Since her earliest youth the Queen had carried about with her the idea of a poem about Hammerstein. “Many hours,” she writes, “have I spent dreaming amongst the ruins and gazing over the Rhine. Then I seem to hear the old Kaiser knocking at the door, and see the gloomy Count who cursed his beautiful daughters.” Some lovely songs, such as the following, for instance, are interwoven in the narrative:—
“Through the forest there fluttered a song
Upborne upon airy gay wings;
As the breeze lisps the beech-leaves among,
So softly it came to my strings,
And the harp told the green Rhine again;
So the trees and the birds knew the strain,
And the river’s low whisperings.
Through the forest came wandering Love—
There was budding and blooming at this—
The birds woke to music the grove,
And the flowers and the springs felt his kiss;
And they sang it and sighed it to Rhine,
So the trees knew, and so the sunshine,
And the wavelets that whisper and hiss.
Through the forest a tempest did roar,
Song and Love in its fury it caught,
And both to the far sea it bore,
Then an end to all blossoms was brought!
And silently dreaming glides Rhine,
Strings are hushed, and the little birds pine,
And twitter of joys come to nought.”
—Translated by Sir Edwin Arnold.
“To publish my own writings,” says the Queen, “would never have entered into my head, had they not passed from one to another and been copied endlessly. So I came to the conclusion at last that if they are worth such tedious work as copying, they were worthy of being printed. Whether my writings are praised or criticised in the world is of as little moment to me as if it did not concern myself. But when I read my poems to others, I am pleased if they produce the impression I desire. This is also a very safe criterion as to their truth and clearness. I should be delighted if my poems were sung without any one knowing whose composition they are.”

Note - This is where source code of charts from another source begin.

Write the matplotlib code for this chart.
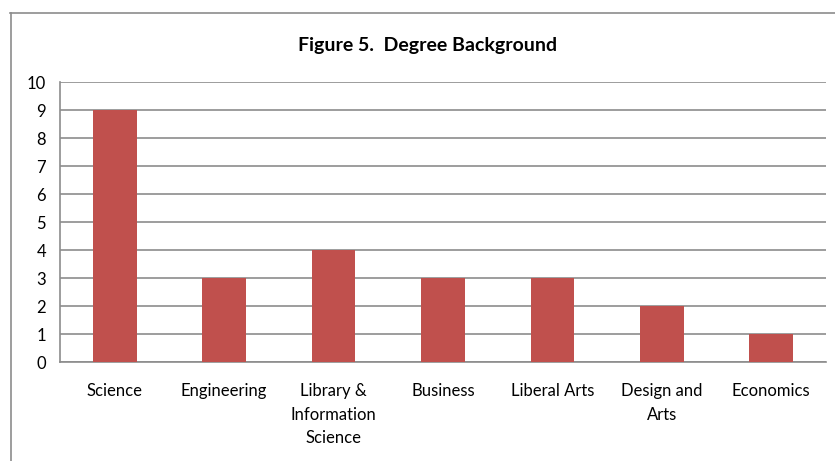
"degree background bar chart"
from matplotlib import pyplot as plt
from matplotlib.lines import Line2D

categories = ["Science", "Engineering", "Library &\nInformation\nScience", "Business",
              "Liberal Arts", "Design and\nArts", "Economics"]
counts = [9, 3, 4, 3, 3, 2, 1]
yticks = list(range(0, 11))

W, H = 835, 461
fig = plt.figure(figsize=(W / 100, H / 100), dpi=100)
plt.rcParams['font.family'] = ['Lato', 'DejaVu Sans']

ax = fig.add_axes([60 / W, (H - 362) / H, (826 - 60) / W, (362 - 82) / H])
x = list(range(len(categories)))
ax.bar(x, counts, width=0.4, color='#C0504D', zorder=3)
ax.set_xlim(-0.5, len(categories) - 0.5)
ax.set_ylim(0, 10)
ax.set_yticks(yticks)
ax.set_xticks(x)
ax.set_xticklabels(categories, fontsize=12, linespacing=1.6, va='top')
ax.tick_params(axis='x', length=0, pad=15)
ax.tick_params(axis='y', length=0, pad=10, labelsize=12)
ax.yaxis.grid(True, color='#8c8c8c', linewidth=1.2, zorder=0)
for s in ['top', 'right']:
    ax.spines[s].set_visible(False)
for s in ['left', 'bottom']:
    ax.spines[s].set_color('#8c8c8c')
    ax.spines[s].set_linewidth(1.2)

fig.text(428 / W, 1 - 45 / H, "Figure 5.  Degree Background", ha='center', va='center',
         fontsize=14, fontweight='bold')

# chart border
fig.add_artist(Line2D([10.5 / W, 10.5 / W], [1 - 13 / H, 0], color='#8c8c8c', linewidth=1.2))
fig.add_artist(Line2D([10 / W, 1], [1 - 13 / H, 1 - 13 / H], color='#8c8c8c', linewidth=1.2))

plt.savefig("out.png", dpi=100)
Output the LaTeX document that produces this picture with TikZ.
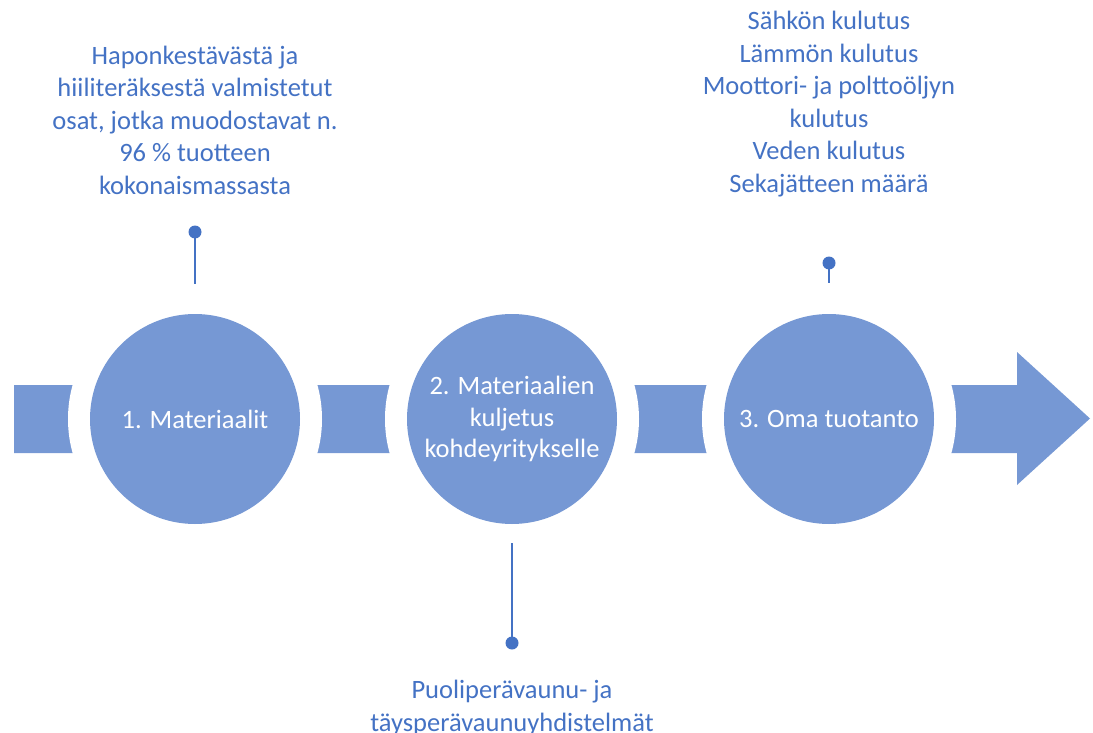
\documentclass[tikz,border=0pt]{standalone}
\usepackage{fontspec}
\setmainfont{Carlito}
\definecolor{bandblue}{HTML}{7698D4}
\definecolor{pinblue}{HTML}{4472C4}
\begin{document}
\begin{tikzpicture}[x=1pt, y=-1pt,
    stage/.style = {circle, fill = bandblue, minimum size = 210pt, inner sep = 0pt,
                    text = white, align = center, font = \fontsize{26.5}{31.5}\selectfont},
    note/.style = {text = pinblue, align = center, font = \fontsize{26.5}{32.5}\selectfont},
    pindot/.style = {circle, fill = pinblue, minimum size = 13pt, inner sep = 0pt},
    pinline/.style = {draw = pinblue, line width = 2pt}]
    \useasboundingbox (0,0) rectangle (1093,733);
    % band and arrow head
    \fill[bandblue] (14,385) -- (1017,385) -- (1017,352) -- (1090,418.5)
        -- (1017,485) -- (1017,453) -- (14,453) -- cycle;
    \foreach \x in {195,512,829}
        \fill[white] (\x,419) circle (127);
    \node [stage] (m1) at (195,419) {1. Materiaalit};
    \node [stage] (m2) at (512,419) {2. Materiaalien\\kuljetus\\kohdeyritykselle};
    \node [stage] (m3) at (829,419) {3. Oma tuotanto};
    % pins
    \node [pindot] (d1) at (195,232) {};
    \coordinate (e1) at (195,284);
    \draw [pinline] (d1.center) -- (e1);
    \node [pindot] (d2) at (512,643) {};
    \coordinate (e2) at (512,543);
    \draw [pinline] (d2.center) -- (e2);
    \node [pindot] (d3) at (829,263) {};
    \coordinate (e3) at (829,283);
    \draw [pinline] (d3.center) -- (e3);
    % notes
    \node [note] (t1) at (195,120) {Haponkestävästä ja\\hiiliteräksestä valmistetut\\osat, jotka muodostavat n.\\96 \% tuotteen\\kokonaismassasta};
    \node [note] (t3) at (829,104) {Sähkön kulutus\\Lämmön kulutus\\Moottori- ja polttoöljyn\\kulutus\\Veden kulutus\\Sekajätteen määrä};
    \node [note] (t2) at (512,708) {Puoliperävaunu- ja\\täysperävaunuyhdistelmät};
\end{tikzpicture}
\end{document}
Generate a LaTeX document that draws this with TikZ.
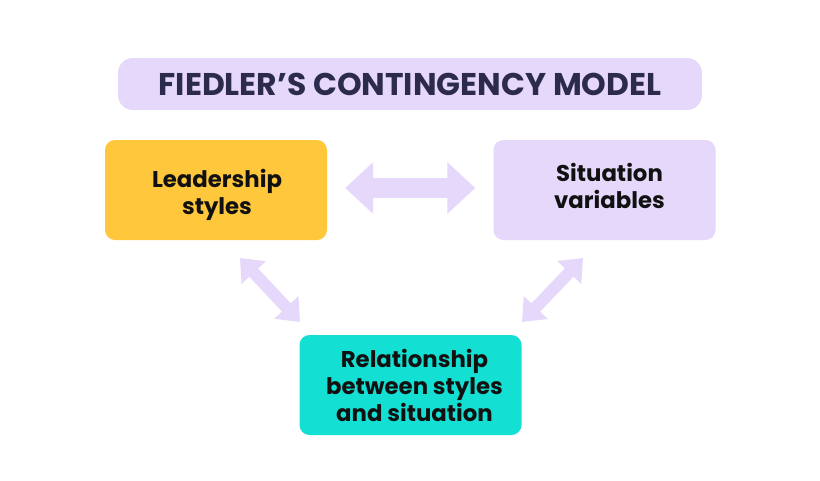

The Queen now made up her mind to give way to the entreaties of those around her, and to let her poems “Sappho” and “Hammerstein” be privately printed. In 1882 “The Enchantress” appeared, to which a statue of Carl Caner had inspired her. “My fundamental idea,” writes the Queen, “is that purity overcomes passion or the demon, but it costs her her life. It is death to fight against the forces of nature!” The poetess, with her rich fancy, has made the statue seem alive.
“Sits upon the splintered summit
Swathed in storm, beside a black gulf,
Heavenly beautiful, a woman.
Wonderful her body’s curves are
As she leans upon her hand,
Lightly swaying on the crag’s edge,
One knee rests across the other,
Balanced one limb back is folded:
In her hand she grasps a serpent,
Careless how the creature struggles,
Twines and bends and shoots its tongue forth,
Helpless that white grip to loosen,
Helpless to escape those fingers.
Red her hair is; like to flame-tongues
Ruddy ’mid the storm it swayeth,
Floats unto the clouds, and catches
The forked lightning as it falls,
Drawing through its threads the flashes
Which glide down that woman’s body,
And, beneath her, splits a pine tree
From the topmost bough to root.
And the eyes of that fair woman—
In the lurid light which blazes
Bright from stem to stem—do glitter
Green, beneath great brows of black.